“Bullseye,” also called “precision pistol shooting,” is the traditional one-handed pistol program that has been in effect since the 1940s
In order to shoot well, shooters must exercise excellent “sight alignment” and “trigger control,” both at the same time! Trigger control is important because the gun is held in one hand, at the end of an outstretched arm, and and “fault” in trigger control can easily cause a perfectly aimed shot to miss the target center by a substantial margin.
The bullseye league at WAC meets every Thursday evening at the bullseye range, where a 60-shot course of fire is completed – 20 shots each of slow, timed, and rapid fire. On the first, second, and (sometimes) the third Sunday of the month, an “1800,” consisting of two 900s, is fired, typically with a .22 and a centerfire pistol, often .45 caliber. There is also bullseye training for juniors, on the first and third Thursdays of the month (check the monthly calendar), on the Public Line, immediately after the regular bullseye league. (Although the club calendar includes a “senior bullseye league,” that is not in operation). There is no need for new participants to worry about their score, because no scoring is done, except that shooters might keep a record of their own scores. For this reason, there are no scores reported in this newsletter, even though many people participate!
The National Pistol Championship is conducted at Camp Perry, Ohio, in July, along with Smallbore and High Power Rifle Championships. A Bullseye match consists of 90 shots, comprised of 30 shots each, of slow fire, timed fire, and rapid fire, for a total possible score of 900 (which no one has ever shot). Slow fire can be fired either at 50 yards or 25 yards (depending on the range and match rules) and timed and rapid fire are fired at 25 yards. In slow fire, 10 shots are fired in 10 minutes.
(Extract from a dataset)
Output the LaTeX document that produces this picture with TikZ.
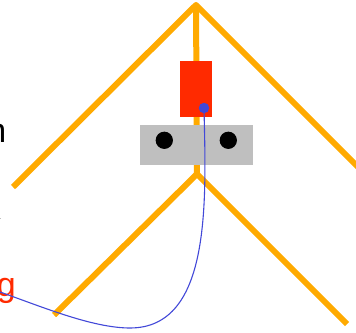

In timed and rapid fire, strings of five shots are fired in 20 and 10 seconds, respectively. Targets are scored after 10 rounds. All of the participants shoot at the same time (subject to range capacity) and shooters score the other shooters. A bullseye 900 takes 1 1/2 to 2 hours to complete.
We invite you to come and see what shooters are doing when they shoot bullseye. In order to shoot, you must be “qualified,” meaning that you have previously participated successfully in bullseye at WAC, or else you must become qualified by demonstrating that you can keep all of your shots in the bullseye scoring rings in slow, timed, and rapid fire.